* Begin Data records *

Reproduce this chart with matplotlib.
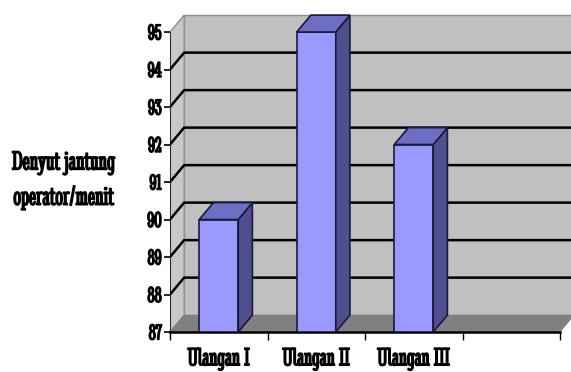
import matplotlib.pyplot as plt
import matplotlib.patheffects as pe
from matplotlib.patches import Polygon

categories = ['Ulangan I', 'Ulangan II', 'Ulangan III', '']
values = [90, 95, 92]
y_ticks = [87, 88, 89, 90, 91, 92, 93, 94, 95]
y_label = ['Denyut jantung', 'operator/menit']

FONT = ['Stint Ultra Condensed', 'Liberation Serif']
bold = [pe.withStroke(linewidth=1.0, foreground='black')]  # thicken the narrow font
base, top = y_ticks[0], y_ticks[-1]
ncat = len(categories)
dx, dy = 0.145, 0.45   # depth of the 3d box, in data units
bw = 0.4               # bar width

wall_c = '#c0c0c0'
floor_c = '#808080'
front_c, side_c, top_c = '#9999ff', '#4f4f8f', '#6e6ec4'
edge_c = '#1a1a40'

fig = plt.figure(figsize=(5.71, 3.72), dpi=100)
ax = fig.add_axes([170 / 571, 40 / 372, 401 / 571, 332 / 372])
ax.set_xlim(0, 401 / 97.5)
ax.set_ylim(base, top + 32 / 37.5)

# walls and floor
ax.add_patch(Polygon([(dx, base + dy), (ncat + dx, base + dy), (ncat + dx, top + dy), (dx, top + dy)],
                     closed=True, fc=wall_c, ec='#909090', lw=1, zorder=1))
ax.add_patch(Polygon([(0, base), (dx, base + dy), (dx, top + dy), (0, top)],
                     closed=True, fc='#c8c8c8', ec='#909090', lw=1, zorder=1))
ax.add_patch(Polygon([(0, base), (ncat, base), (ncat + dx, base + dy), (dx, base + dy)],
                     closed=True, fc=floor_c, ec=floor_c, lw=0.5, zorder=2))

# gridlines: oblique on the side wall, flat on the back wall
for v in y_ticks[1:-1]:
    ax.plot([0, dx, ncat + dx], [v, v + dy, v + dy], color='black', lw=1.8, zorder=3,
            solid_capstyle='butt')

# bars as boxes
for i, v in enumerate(values):
    x0, x1 = i + 0.5 - bw / 2, i + 0.5 + bw / 2
    ax.bar(i + 0.5, v - base, bottom=base, width=bw, color=front_c, edgecolor=edge_c, lw=1.2, zorder=5)
    ax.add_patch(Polygon([(x1, base), (x1 + dx, base + dy), (x1 + dx, v + dy), (x1, v)],
                         closed=True, fc=side_c, ec=edge_c, lw=1.2, zorder=5))
    ax.add_patch(Polygon([(x0, v), (x1, v), (x1 + dx, v + dy), (x0 + dx, v + dy)],
                         closed=True, fc=top_c, ec=edge_c, lw=1.2, zorder=5))

# axes lines and ticks
for s in ['top', 'right']:
    ax.spines[s].set_visible(False)
ax.spines['left'].set_bounds(base, top)
ax.spines['left'].set_color('#303030')
ax.spines['bottom'].set_bounds(0, ncat)
ax.spines['bottom'].set_linewidth(1.8)
ax.spines['bottom'].set_zorder(4)
ax.patch.set_visible(False)

ax.set_yticks(y_ticks)
ax.set_yticklabels([str(t) for t in y_ticks], family=FONT, fontsize=16, path_effects=bold)
ax.tick_params(axis='y', length=4, width=1.2, pad=2)
ax.set_xticks(range(ncat + 1))
ax.set_xticklabels([])
ax.tick_params(axis='x', which='major', length=6, width=1)
ax.set_xticks([i + 0.5 for i in range(ncat)], minor=True)
ax.set_xticklabels(categories, minor=True, family=FONT, fontsize=18.5, path_effects=bold)
ax.tick_params(axis='x', which='minor', length=0, pad=11)

fig.text(64 / 571, 1 - 163 / 372, y_label[0], family=FONT, fontsize=19.5, path_effects=bold,
         ha='center', va='center')
fig.text(64 / 571, 1 - 198 / 372, y_label[1], family=FONT, fontsize=19.5, path_effects=bold,
         ha='center', va='center')

fig.savefig('out.png', dpi=100)
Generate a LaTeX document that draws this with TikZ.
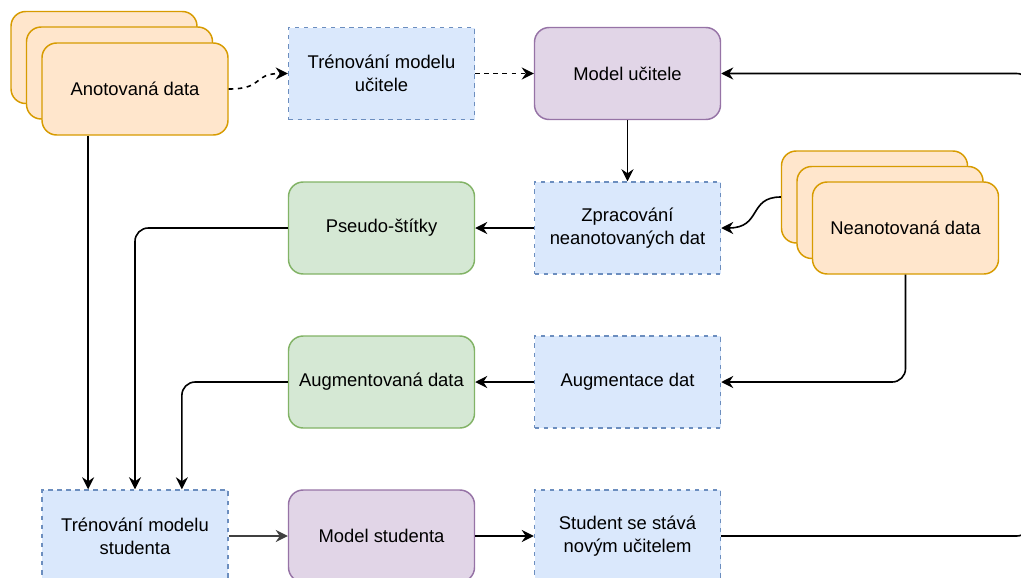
\documentclass[tikz,border=0pt]{standalone}
\usepackage{fontspec}
\setmainfont{Liberation Sans}
\usetikzlibrary{arrows.meta,calc}
\definecolor{orFill}{HTML}{FFE6CC}
\definecolor{orLine}{HTML}{D79B00}
\definecolor{blFill}{HTML}{DAE8FC}
\definecolor{blLine}{HTML}{6C8EBF}
\definecolor{puFill}{HTML}{E1D5E7}
\definecolor{puLine}{HTML}{9673A6}
\definecolor{grFill}{HTML}{D5E8D4}
\definecolor{grLine}{HTML}{82B366}
\tikzset{
  box/.style={minimum width=139.5pt, minimum height=69pt, inner sep=0pt,
    line width=1.1pt, align=center, font=\fontsize{13.8}{17.2}\selectfont},
  orangebox/.style={box, rounded corners=11pt, fill=orFill, draw=orLine},
  bluebox/.style={box, fill=blFill, draw=blLine, dash pattern=on 3.4pt off 3.4pt},
  purplebox/.style={box, rounded corners=11pt, fill=puFill, draw=puLine},
  greenbox/.style={box, rounded corners=11pt, fill=grFill, draw=grLine},
  link/.style={line width=1.2pt, -{Stealth[length=9pt,width=9pt,inset=3pt]}},
  dashlink/.style={link, dash pattern=on 3.4pt off 3.4pt},
}
\begin{document}
\begin{tikzpicture}[x=0.75pt,y=-0.75pt]
\useasboundingbox (0,0) rectangle (1021,578);
\clip (0,0) rectangle (1021,578);

% annotated data (stack of three sheets)
\node[orangebox] (an1) at (104,57.5) {};
\node[orangebox] (an2) at (119.5,73) {};
\node[orangebox] (an) at (135,89) {Anotovaná data};

% teacher branch
\node[bluebox] (tu) at (381.5,73.5) {Trénování modelu\\učitele};
\node[purplebox] (mu) at (627.5,73.5) {Model učitele};
\node[bluebox] (zp) at (627.5,228) {Zpracování\\neanotovaných dat};
\node[greenbox] (ps) at (381.5,228) {Pseudo-štítky};

% unannotated data (stack of three sheets)
\node[orangebox] (nb1) at (874.5,197) {};
\node[orangebox] (nb2) at (890,212.5) {};
\node[orangebox] (nb) at (905.5,228) {Neanotovaná data};

% augmentation
\node[bluebox] (ad) at (627.5,382) {Augmentace dat};
\node[greenbox] (ag) at (381.5,382) {Augmentovaná data};

% student branch
\node[bluebox] (stud) at (135,536) {Trénování modelu\\studenta};
\node[purplebox] (ms) at (381.5,536) {Model studenta};
\node[bluebox] (sn) at (627.5,536) {Student se stává\\novým učitelem};

% connectors
\draw[dashlink] (an.east) .. controls (265,89) and (252,73.5) .. (tu.west);
\draw[dashlink] (tu) -- (mu);
\draw[link] (mu) -- (zp);
\draw[link] (nb1.west) .. controls (748,197) and (762,228) .. (zp.east);
\draw[link] (zp) -- (ps);
\draw[link, rounded corners=10pt] (ps.west) -| (stud.north);
\coordinate (anout) at ($(an.south west)!0.25!(an.south east)$);
\draw[link] (anout) -- (anout |- stud.north);
\draw[link, rounded corners=10pt] (nb.south) |- (ad.east);
\draw[link] (ad) -- (ag);
\coordinate (agin) at ($(stud.north west)!0.75!(stud.north east)$);
\draw[link, rounded corners=10pt] (ag.west) -| (agin);
\draw[link, draw=black!75, fill=black!75] (stud) -- (ms);
\draw[link] (ms) -- (sn);
\draw[link, rounded corners=10pt] (sn.east) -- (1030,536) -- (1030,73.5) -- (mu.east);
\end{tikzpicture}
\end{document}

* End Data records *

=== Task description ===
Omit each picture, then return all of the listing exactly as it stands.

=== Result of the task ===
Reproduce this chart with matplotlib.
import matplotlib.pyplot as plt
import matplotlib.patheffects as pe
from matplotlib.patches import Polygon

categories = ['Ulangan I', 'Ulangan II', 'Ulangan III', '']
values = [90, 95, 92]
y_ticks = [87, 88, 89, 90, 91, 92, 93, 94, 95]
y_label = ['Denyut jantung', 'operator/menit']

FONT = ['Stint Ultra Condensed', 'Liberation Serif']
bold = [pe.withStroke(linewidth=1.0, foreground='black')]  # thicken the narrow font
base, top = y_ticks[0], y_ticks[-1]
ncat = len(categories)
dx, dy = 0.145, 0.45   # depth of the 3d box, in data units
bw = 0.4               # bar width

wall_c = '#c0c0c0'
floor_c = '#808080'
front_c, side_c, top_c = '#9999ff', '#4f4f8f', '#6e6ec4'
edge_c = '#1a1a40'

fig = plt.figure(figsize=(5.71, 3.72), dpi=100)
ax = fig.add_axes([170 / 571, 40 / 372, 401 / 571, 332 / 372])
ax.set_xlim(0, 401 / 97.5)
ax.set_ylim(base, top + 32 / 37.5)

# walls and floor
ax.add_patch(Polygon([(dx, base + dy), (ncat + dx, base + dy), (ncat + dx, top + dy), (dx, top + dy)],
                     closed=True, fc=wall_c, ec='#909090', lw=1, zorder=1))
ax.add_patch(Polygon([(0, base), (dx, base + dy), (dx, top + dy), (0, top)],
                     closed=True, fc='#c8c8c8', ec='#909090', lw=1, zorder=1))
ax.add_patch(Polygon([(0, base), (ncat, base), (ncat + dx, base + dy), (dx, base + dy)],
                     closed=True, fc=floor_c, ec=floor_c, lw=0.5, zorder=2))

# gridlines: oblique on the side wall, flat on the back wall
for v in y_ticks[1:-1]:
    ax.plot([0, dx, ncat + dx], [v, v + dy, v + dy], color='black', lw=1.8, zorder=3,
            solid_capstyle='butt')

# bars as boxes
for i, v in enumerate(values):
    x0, x1 = i + 0.5 - bw / 2, i + 0.5 + bw / 2
    ax.bar(i + 0.5, v - base, bottom=base, width=bw, color=front_c, edgecolor=edge_c, lw=1.2, zorder=5)
    ax.add_patch(Polygon([(x1, base), (x1 + dx, base + dy), (x1 + dx, v + dy), (x1, v)],
                         closed=True, fc=side_c, ec=edge_c, lw=1.2, zorder=5))
    ax.add_patch(Polygon([(x0, v), (x1, v), (x1 + dx, v + dy), (x0 + dx, v + dy)],
                         closed=True, fc=top_c, ec=edge_c, lw=1.2, zorder=5))

# axes lines and ticks
for s in ['top', 'right']:
    ax.spines[s].set_visible(False)
ax.spines['left'].set_bounds(base, top)
ax.spines['left'].set_color('#303030')
ax.spines['bottom'].set_bounds(0, ncat)
ax.spines['bottom'].set_linewidth(1.8)
ax.spines['bottom'].set_zorder(4)
ax.patch.set_visible(False)

ax.set_yticks(y_ticks)
ax.set_yticklabels([str(t) for t in y_ticks], family=FONT, fontsize=16, path_effects=bold)
ax.tick_params(axis='y', length=4, width=1.2, pad=2)
ax.set_xticks(range(ncat + 1))
ax.set_xticklabels([])
ax.tick_params(axis='x', which='major', length=6, width=1)
ax.set_xticks([i + 0.5 for i in range(ncat)], minor=True)
ax.set_xticklabels(categories, minor=True, family=FONT, fontsize=18.5, path_effects=bold)
ax.tick_params(axis='x', which='minor', length=0, pad=11)

fig.text(64 / 571, 1 - 163 / 372, y_label[0], family=FONT, fontsize=19.5, path_effects=bold,
         ha='center', va='center')
fig.text(64 / 571, 1 - 198 / 372, y_label[1], family=FONT, fontsize=19.5, path_effects=bold,
         ha='center', va='center')

fig.savefig('out.png', dpi=100)
Generate a LaTeX document that draws this with TikZ.
\documentclass[tikz,border=0pt]{standalone}
\usepackage{fontspec}
\setmainfont{Liberation Sans}
\usetikzlibrary{arrows.meta,calc}
\definecolor{orFill}{HTML}{FFE6CC}
\definecolor{orLine}{HTML}{D79B00}
\definecolor{blFill}{HTML}{DAE8FC}
\definecolor{blLine}{HTML}{6C8EBF}
\definecolor{puFill}{HTML}{E1D5E7}
\definecolor{puLine}{HTML}{9673A6}
\definecolor{grFill}{HTML}{D5E8D4}
\definecolor{grLine}{HTML}{82B366}
\tikzset{
  box/.style={minimum width=139.5pt, minimum height=69pt, inner sep=0pt,
    line width=1.1pt, align=center, font=\fontsize{13.8}{17.2}\selectfont},
  orangebox/.style={box, rounded corners=11pt, fill=orFill, draw=orLine},
  bluebox/.style={box, fill=blFill, draw=blLine, dash pattern=on 3.4pt off 3.4pt},
  purplebox/.style={box, rounded corners=11pt, fill=puFill, draw=puLine},
  greenbox/.style={box, rounded corners=11pt, fill=grFill, draw=grLine},
  link/.style={line width=1.2pt, -{Stealth[length=9pt,width=9pt,inset=3pt]}},
  dashlink/.style={link, dash pattern=on 3.4pt off 3.4pt},
}
\begin{document}
\begin{tikzpicture}[x=0.75pt,y=-0.75pt]
\useasboundingbox (0,0) rectangle (1021,578);
\clip (0,0) rectangle (1021,578);

% annotated data (stack of three sheets)
\node[orangebox] (an1) at (104,57.5) {};
\node[orangebox] (an2) at (119.5,73) {};
\node[orangebox] (an) at (135,89) {Anotovaná data};

% teacher branch
\node[bluebox] (tu) at (381.5,73.5) {Trénování modelu\\učitele};
\node[purplebox] (mu) at (627.5,73.5) {Model učitele};
\node[bluebox] (zp) at (627.5,228) {Zpracování\\neanotovaných dat};
\node[greenbox] (ps) at (381.5,228) {Pseudo-štítky};

% unannotated data (stack of three sheets)
\node[orangebox] (nb1) at (874.5,197) {};
\node[orangebox] (nb2) at (890,212.5) {};
\node[orangebox] (nb) at (905.5,228) {Neanotovaná data};

% augmentation
\node[bluebox] (ad) at (627.5,382) {Augmentace dat};
\node[greenbox] (ag) at (381.5,382) {Augmentovaná data};

% student branch
\node[bluebox] (stud) at (135,536) {Trénování modelu\\studenta};
\node[purplebox] (ms) at (381.5,536) {Model studenta};
\node[bluebox] (sn) at (627.5,536) {Student se stává\\novým učitelem};

% connectors
\draw[dashlink] (an.east) .. controls (265,89) and (252,73.5) .. (tu.west);
\draw[dashlink] (tu) -- (mu);
\draw[link] (mu) -- (zp);
\draw[link] (nb1.west) .. controls (748,197) and (762,228) .. (zp.east);
\draw[link] (zp) -- (ps);
\draw[link, rounded corners=10pt] (ps.west) -| (stud.north);
\coordinate (anout) at ($(an.south west)!0.25!(an.south east)$);
\draw[link] (anout) -- (anout |- stud.north);
\draw[link, rounded corners=10pt] (nb.south) |- (ad.east);
\draw[link] (ad) -- (ag);
\coordinate (agin) at ($(stud.north west)!0.75!(stud.north east)$);
\draw[link, rounded corners=10pt] (ag.west) -| (agin);
\draw[link, draw=black!75, fill=black!75] (stud) -- (ms);
\draw[link] (ms) -- (sn);
\draw[link, rounded corners=10pt] (sn.east) -- (1030,536) -- (1030,73.5) -- (mu.east);
\end{tikzpicture}
\end{document}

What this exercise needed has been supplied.